Thursday, June 9, 2011

AM I TURNING INTO MY PARENTS?


On the advice of my doctor, I'm trying to get more sleep.  Apparently, quality sleep is a major determining factor in the healthy function of many of the body's systems.   So, I got an alarm clock (I'm never used an alarm clock my entire life) and set it for 8 o'clock, thinking that would get me the 7-8 hours of sleep my doctor is recommending.

Oh, did I mention that was 8 p.m.?

Since my bizarre body clock has been waking me up at 4:30 a.m. since high school, my doctor suggested I get to bed by 8:30 p.m.    The alarm clock goes off at 8 p.m. to remind me it's time to start getting ready for bed (coincidentally, it's the same time I used to go to sleep in the 4th grade!).  A friend called me the other night and I was giggling the whole time we were talking because it was 8:45 and I was already in bed (of course, I was too embarrassed to admit that!)  I mean, what fully-functioning adult goes to bed at 8:30?

Wait, it gets worse.

So, to be in bed by 8:30 and not have my sleep interrupted by the churning of my digestive system, I have to actually eat dinner about 4 p.m.  Can you say, "Senior Citizen Early Bird Special"?  Which means lunch is about 10 a.m.!   Holy shit, I'm turning into my parents!  My nephew came home from work one day about 4:15 and saw me eating dinner and watching Oprah.   

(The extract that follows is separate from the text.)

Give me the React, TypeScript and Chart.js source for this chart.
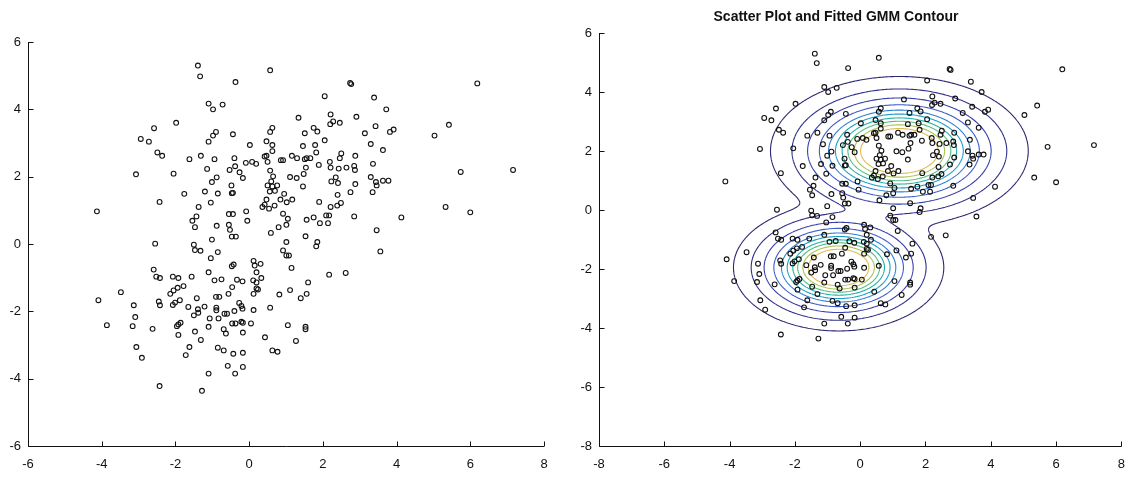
import React, { useEffect, useRef } from "react";
import { Chart, registerables } from "chart.js";

Chart.register(...registerables);

// ---- data ----
const pointsX = [
  -1.39, -1.33, -0.37, -1.10, -0.98, -0.72, -1.98, -2.58, -2.94, -2.72, -0.90, -0.98, -1.10, -0.44, -2.49, -2.36, -1.62, -1.31, -0.94, -0.40, -1.14, -0.38, -0.53, -3.07, -2.05,
  0.57, 2.74, 2.77, 2.05, 3.39, 1.34, 2.21, 2.91, 2.20, 2.28, 2.46, 3.43, 0.63, 0.57, 1.75, 1.85, 1.51, 3.14, 0.02, 0.47, 0.63, 0.63, 1.46, 1.79, 2.05, 1.82, 3.30, 0.42, 0.47, -0.09, 0.08, 0.19, 0.50, 0.86, 0.92, 1.16, 1.30, 1.51, 1.56, 1.66, 2.50, 2.46, 2.88, 2.19, 2.21, 2.43, 2.64, 2.85, 2.87, 3.36, -0.26, 0.57, 1.54, 1.89,
  3.72, 6.19, 3.82, 3.92, 5.42, 5.03, 3.63, 5.74, 7.16,
  -0.88, -1.01, -0.48, -0.47, -0.44, -1.76, -1.20, -0.85, -2.43, -1.04, -1.37, -4.13, -1.43, -1.54, -1.47, -0.55, -0.44, -0.88, -0.55, -0.52, -0.47, -0.36, -1.01, -2.55, -1.50, -1.47, -1.32, -0.85, -1.04, -0.47, -0.42, -2.59, -2.52, -2.42, -2.07, -1.92, -1.56, -1.10, -0.94, -0.75,
  -0.17, 0.65, 0.60, 0.50, 0.63, 0.76, 0.56, 0.70, 0.47, 0.42, 0.36, 0.54, 0.69, 0.95, 0.85, 1.02, 1.17, 1.11, 1.29, 1.48, 1.46, 2.23, 2.35, 2.41, 2.88, 2.40, 2.75, 3.30, 3.44, 3.35, 1.90, 2.21, 2.39, 2.49, -0.08, -0.05, 0.92, 1.05, 0.80, 1.01, 0.59, 1.56, 1.75, 1.92, 2.09, 2.17, 2.14, 2.85, 3.46, 1.53, 1.01, 1.85, 1.82, 0.92, 1.01, 1.08, 1.15, 3.56, 0.12, 0.15, 0.31, 0.20, 0.33, -0.33, -0.18, 0.11, 0.20, 2.17, 2.62, 1.60,
  3.46, 3.63, 3.78, 5.33, 6.00, 4.13,
  -3.48, -4.09, -3.86, -3.13, -3.09, -3.16, -3.06, -2.91, -2.62, -2.43, -2.45, -2.42, -2.14, -2.05, -1.94, -1.78, -2.07, -2.01, -1.88, -1.96, -1.92, -1.86, -1.92, -1.65, -1.42, -1.50, -1.38, -1.39, -1.21, -1.47, -1.62, -1.72, -1.31, -1.28, -1.10, -1.10, -1.07, -0.46, -0.90, -0.81, -0.56, -0.89, -0.89, -0.83, -0.67, -0.60, -0.40, -0.46, -0.37, -0.69, -0.63, -0.85, -0.69, -0.43, -0.58, -0.38,
  0.12, 0.20, 0.24, -0.27, -0.21, -0.18, 0.12, 0.57, 0.82, 1.11, 1.40, 1.56, -0.21, -0.17, 0.05, -0.17, 0.43, 1.05, 1.53, 1.53, 1.27, 0.63, 0.77, -0.17, -0.17,
];
const pointsY = [
  5.30, 4.98, 4.81, 4.17, 4.00, 4.14, 3.60, 3.44, 3.12, 3.04, 3.33, 3.22, 3.04, 3.26, 2.72, 2.62, 2.52, 2.62, 2.52, 2.55, 2.23, 2.31, 2.20, 2.07, 2.09,
  5.16, 4.78, 4.75, 4.39, 4.35, 3.75, 3.85, 3.78, 3.56, 3.64, 3.60, 3.50, 3.45, 3.33, 3.45, 3.34, 3.29, 3.29, 2.94, 3.05, 2.94, 2.76, 2.91, 2.94, 3.08, 2.72, 2.97, 2.60, 2.62, 2.41, 2.44, 2.38, 2.44, 2.49, 2.49, 2.62, 2.55, 2.52, 2.55, 2.55, 2.69, 2.55, 2.62, 2.44, 2.27, 2.24, 2.27, 2.32, 2.20, 2.38, 2.13, 2.18, 2.27, 2.35,
  4.00, 4.77, 3.33, 3.40, 3.54, 3.22, 2.79, 2.14, 2.20,
  1.98, 1.84, 1.74, 1.51, 1.52, 1.49, 1.56, 1.50, 1.25, 1.23, 1.10, 0.97, 0.82, 0.69, 0.50, 0.89, 0.89, 0.54, 0.57, 0.42, 0.22, 0.22, 0.13, 0.01, -0.02, -0.18, -0.20, -0.24, -0.42, -0.66, -0.61, -0.76, -0.97, -1.01, -0.97, -1.01, -0.97, -0.84, -1.08, -1.05,
  1.96, 2.01, 1.86, 1.74, 1.71, 1.74, 1.56, 1.58, 1.32, 1.17, 1.10, 1.05, 1.14, 1.49, 1.32, 1.24, 1.32, 1.99, 1.96, 2.08, 1.71, 1.86, 1.98, 1.81, 1.78, 1.46, 1.54, 1.99, 1.84, 1.54, 1.25, 1.10, 1.14, 1.22, 0.97, 0.69, 0.90, 0.75, 0.50, 0.57, 0.33, 0.72, 0.79, 0.62, 0.85, 0.85, 0.62, 0.82, 0.41, 0.23, 0.06, 0.06, -0.07, -0.19, -0.34, -0.34, -0.71, -0.22, -0.50, -0.64, -0.59, -0.84, -1.01, -1.06, -1.11, -1.08, -1.14, -0.91, -0.86, -1.14,
  1.74, 1.88, 1.88, 1.10, 0.94, 0.79,
  -1.43, -1.67, -2.41, -1.82, -2.17, -2.44, -3.06, -3.38, -2.52, -4.22, -1.71, -1.82, -1.48, -1.38, -1.30, -1.25, -1.81, -1.74, -1.67, -2.44, -2.39, -2.34, -2.70, -1.87, -1.61, -2.12, -2.04, -1.94, -1.86, -2.60, -3.06, -3.30, -2.85, -4.36, -3.85, -2.46, -2.21, -1.28, -1.57, -1.57, -1.48, -1.89, -1.97, -2.21, -2.07, -2.07, -1.99, -2.36, -2.36, -2.53, -2.66, -3.08, -3.16, -3.26, -3.62, -3.85,
  -1.48, -1.32, -1.35, -1.75, -1.84, -1.92, -1.96, -1.89, -1.50, -1.37, -1.61, -1.48, -2.31, -2.34, -2.36, -2.63, -2.77, -2.41, -2.46, -2.53, -2.88, -3.16, -3.20, -3.23, -3.65,
];

const leftXTicks = [-6, -4, -2, 0, 2, 4, 6, 8];
const leftYTicks = [-6, -4, -2, 0, 2, 4, 6];
const rightXTicks = [-8, -6, -4, -2, 0, 2, 4, 6, 8];
const rightYTicks = [-8, -6, -4, -2, 0, 2, 4, 6];

const rightTitle = "Scatter Plot and Fitted GMM Contour";

// fitted GMM (two components)
const gmmWeights = [0.6, 0.4];
const gmmMeanX = [1.2, -0.66];
const gmmMeanY = [2.0, -1.95];
const gmmVarX = [1.37, 0.92];
const gmmVarY = [0.56, 0.41];
const gmmCovXY = [0.0, 0.0];

// contour levels (density) from outer to inner, with their colours
const contourLevels = [0.00037, 0.0021, 0.0061, 0.0122, 0.0196, 0.0269, 0.0355, 0.044, 0.054, 0.065];
const contourColors = ["#2b2870", "#302f88", "#373fa8", "#3a5ccc", "#2e7fd6", "#1b9fc6", "#22afa6", "#55bc80", "#a9c256", "#e0bb52"];

const INK = "#111111";
const FONT = "'Liberation Sans', Arial, Helvetica, sans-serif";

function gmmDensity(x: number, y: number): number {
  let s = 0;
  for (let k = 0; k < gmmWeights.length; k++) {
    const sxx = gmmVarX[k], syy = gmmVarY[k], sxy = gmmCovXY[k];
    const det = sxx * syy - sxy * sxy;
    const dx = x - gmmMeanX[k], dy = y - gmmMeanY[k];
    const q = (syy * dx * dx - 2 * sxy * dx * dy + sxx * dy * dy) / det;
    s += (gmmWeights[k] * Math.exp(-0.5 * q)) / (2 * Math.PI * Math.sqrt(det));
  }
  return s;
}

const axesPlugin = {
  id: "matlabAxes",
  afterDatasetsDraw(chart: any) {
    const { ctx, chartArea, scales } = chart;
    const { left, right, top, bottom } = chartArea;
    ctx.save();
    ctx.strokeStyle = INK;
    ctx.lineWidth = 1;
    ctx.beginPath();
    ctx.moveTo(left + 0.5, top);
    ctx.lineTo(left + 0.5, bottom + 0.5);
    ctx.lineTo(right, bottom + 0.5);
    for (const t of scales.x.ticks) {
      const px = Math.round(scales.x.getPixelForValue(t.value)) + 0.5;
      ctx.moveTo(px, bottom + 0.5);
      ctx.lineTo(px, bottom - 4.5);
    }
    for (const t of scales.y.ticks) {
      const py = Math.round(scales.y.getPixelForValue(t.value)) + 0.5;
      ctx.moveTo(left + 0.5, py);
      ctx.lineTo(left + 5.5, py);
    }
    ctx.stroke();
    ctx.restore();
  },
};

const contourPlugin = {
  id: "gmmContour",
  beforeDatasetsDraw(chart: any) {
    const { ctx, chartArea, scales } = chart;
    const xs = scales.x, ys = scales.y;
    const nx = 320, ny = 280;
    const x0 = xs.min, x1 = xs.max, y0 = ys.min, y1 = ys.max;
    const gx: number[] = [], gy: number[] = [];
    for (let i = 0; i <= nx; i++) gx.push(x0 + ((x1 - x0) * i) / nx);
    for (let j = 0; j <= ny; j++) gy.push(y0 + ((y1 - y0) * j) / ny);
    const f: number[][] = [];
    for (let j = 0; j <= ny; j++) {
      const row: number[] = [];
      for (let i = 0; i <= nx; i++) row.push(gmmDensity(gx[i], gy[j]));
      f.push(row);
    }
    ctx.save();
    ctx.beginPath();
    ctx.rect(chartArea.left, chartArea.top, chartArea.right - chartArea.left, chartArea.bottom - chartArea.top);
    ctx.clip();
    ctx.lineWidth = 1.1;
    contourLevels.forEach((L, li) => {
      ctx.strokeStyle = contourColors[li];
      ctx.beginPath();
      for (let j = 0; j < ny; j++) {
        for (let i = 0; i < nx; i++) {
          const a = f[j][i], b = f[j][i + 1], c = f[j + 1][i + 1], d = f[j + 1][i];
          const pts: (number[] | null)[] = [null, null, null, null];
          const interp = (v1: number, v2: number) => (L - v1) / (v2 - v1);
          if ((a - L) * (b - L) < 0) { const t = interp(a, b); pts[0] = [gx[i] + t * (gx[i + 1] - gx[i]), gy[j]]; }
          if ((b - L) * (c - L) < 0) { const t = interp(b, c); pts[1] = [gx[i + 1], gy[j] + t * (gy[j + 1] - gy[j])]; }
          if ((c - L) * (d - L) < 0) { const t = interp(c, d); pts[2] = [gx[i + 1] - t * (gx[i + 1] - gx[i]), gy[j + 1]]; }
          if ((d - L) * (a - L) < 0) { const t = interp(d, a); pts[3] = [gx[i], gy[j + 1] - t * (gy[j + 1] - gy[j])]; }
          const found = pts.filter((p) => p !== null) as number[][];
          const seg = (p: number[], q: number[]) => {
            ctx.moveTo(xs.getPixelForValue(p[0]), ys.getPixelForValue(p[1]));
            ctx.lineTo(xs.getPixelForValue(q[0]), ys.getPixelForValue(q[1]));
          };
          if (found.length === 2) seg(found[0], found[1]);
          else if (found.length === 4) {
            const center = (a + b + c + d) / 4;
            if ((a > L) === (center > L)) { seg(pts[0]!, pts[1]!); seg(pts[2]!, pts[3]!); }
            else { seg(pts[0]!, pts[3]!); seg(pts[1]!, pts[2]!); }
          }
        }
      }
      ctx.stroke();
    });
    ctx.restore();
  },
};

const titlePlugin = {
  id: "fixedTitle",
  afterDraw(chart: any) {
    const { ctx } = chart;
    ctx.save();
    ctx.fillStyle = INK;
    ctx.font = `bold 14px ${FONT}`;
    ctx.textAlign = "center";
    ctx.textBaseline = "middle";
    ctx.fillText(rightTitle, 276, 17.5);
    ctx.restore();
  },
};

function makeScale(min: number, max: number, tickList: number[], horizontal: boolean, size: number) {
  return {
    type: "linear" as const,
    min,
    max,
    afterBuildTicks: (s: any) => { s.ticks = tickList.map((v) => ({ value: v })); },
    afterFit: (s: any) => { if (horizontal) s.height = size; else s.width = size; },
    grid: { display: false, drawTicks: false },
    border: { display: false },
    ticks: {
      color: INK,
      font: { family: FONT, size: 13 },
      padding: horizontal ? 11 : 7,
      maxRotation: 0,
      autoSkip: false,
      callback: (v: any) => String(v),
    },
  };
}

function buildConfig(withContour: boolean): any {
  const data = pointsX.map((x, i) => ({ x, y: pointsY[i] }));
  return {
    type: "scatter",
    data: {
      datasets: [
        {
          data,
          pointStyle: "circle",
          pointRadius: 2.4,
          pointHoverRadius: 2.4,
          borderWidth: 1.1,
          borderColor: INK,
          backgroundColor: "rgba(0,0,0,0)",
        },
      ],
    },
    options: {
      animation: false,
      responsive: false,
      devicePixelRatio: 1,
      events: [],
      layout: withContour
        ? { padding: { left: 0, right: 12, top: 33, bottom: 0 } }
        : { padding: { left: 0, right: 16, top: 42, bottom: 0 } },
      plugins: { legend: { display: false }, tooltip: { enabled: false }, title: { display: false } },
      scales: withContour
        ? { x: makeScale(-8, 8, rightXTicks, true, 33), y: makeScale(-8, 6, rightYTicks, false, 39) }
        : { x: makeScale(-6, 8, leftXTicks, true, 33), y: makeScale(-6, 6, leftYTicks, false, 28) },
    },
    plugins: withContour ? [contourPlugin, axesPlugin, titlePlugin] : [axesPlugin],
  };
}

export default function App() {
  const leftRef = useRef<HTMLCanvasElement>(null);
  const rightRef = useRef<HTMLCanvasElement>(null);
  useEffect(() => {
    const c1 = new Chart(leftRef.current as HTMLCanvasElement, buildConfig(false));
    const c2 = new Chart(rightRef.current as HTMLCanvasElement, buildConfig(true));
    return () => { c1.destroy(); c2.destroy(); };
  }, []);
  return (
    <div style={{ position: "fixed", left: 0, top: 0, width: 1136, height: 479, background: "#fff" }}>
      <canvas ref={leftRef} width={560} height={479} style={{ position: "absolute", left: 0, top: 0, width: 560, height: 479 }} />
      <canvas ref={rightRef} width={576} height={479} style={{ position: "absolute", left: 560, top: 0, width: 576, height: 479 }} />
    </div>
  );
}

"Uncle, are you eating dinner already?" he asked.

"No, no, no.  It's a late lunch," I tried to rationalize.

I must admit I have been taking the "senior discount" at the theatres even though I'm not 60 yet.  There's a certain intrigue in lying about my age, it reminds me of trying to buy beer when I was too young to do that.   But hey, a buckfifty is a buckfifty, with that I could buy a....,  buy a...., well, it's still a buckfifty.  I haven't sunk so low as to carry a McDonalds paper coffee cup in my car so I can get the "free senior coffee" at MickyD's.  Even I have standards.

I guess the AARP did a good job of getting me ready for the "golden years" because I starting receiving their shit in my early 40's.   You know you're getting to be a true "senior citizen" when you actually start reading all your junk mail.  I purposely put a trash can between the mailbox and the back door of the house so I can toss the junk mail.  Because if that junk mail makes it into the house, I'll have an hour's reading on why I need to clean my colon or why I can't enjoy life unless my penis is fully functioning.

All kidding aside, this is the time in our lives where we can have the most impact on our physical, emotional and spiritual well-being.    For most of the people in my life, their children are grown, their work careers are either over or close to being over and they have the time and resources to finally make themselves the priority, but not in a selfish way.  My classmate Debbie and her husband Brian take friends on hikes around Oahu every Monday.  Others are volunteering with community organizations or caring for their grandchildren.  

Being focused on your own personal health and growth ensures your ability to be fully present with the people that mean the most to you.  Sure, we might be slowing down a bit, but we have the ability to gain so much more mentally, spiritually and emotionally regardless of what happens to our bodies.  "Senior" means we've gone through the freshman, sophomore and junior years of our lives and now it's time to use all the knowledge and experience we've gained to create our greatest period of personal growth.

How do you get started?  Just want a better life for yourself.  Be open and willing to accept what (and who) the Universe will send to support you.  Even if it's just an alarm clock.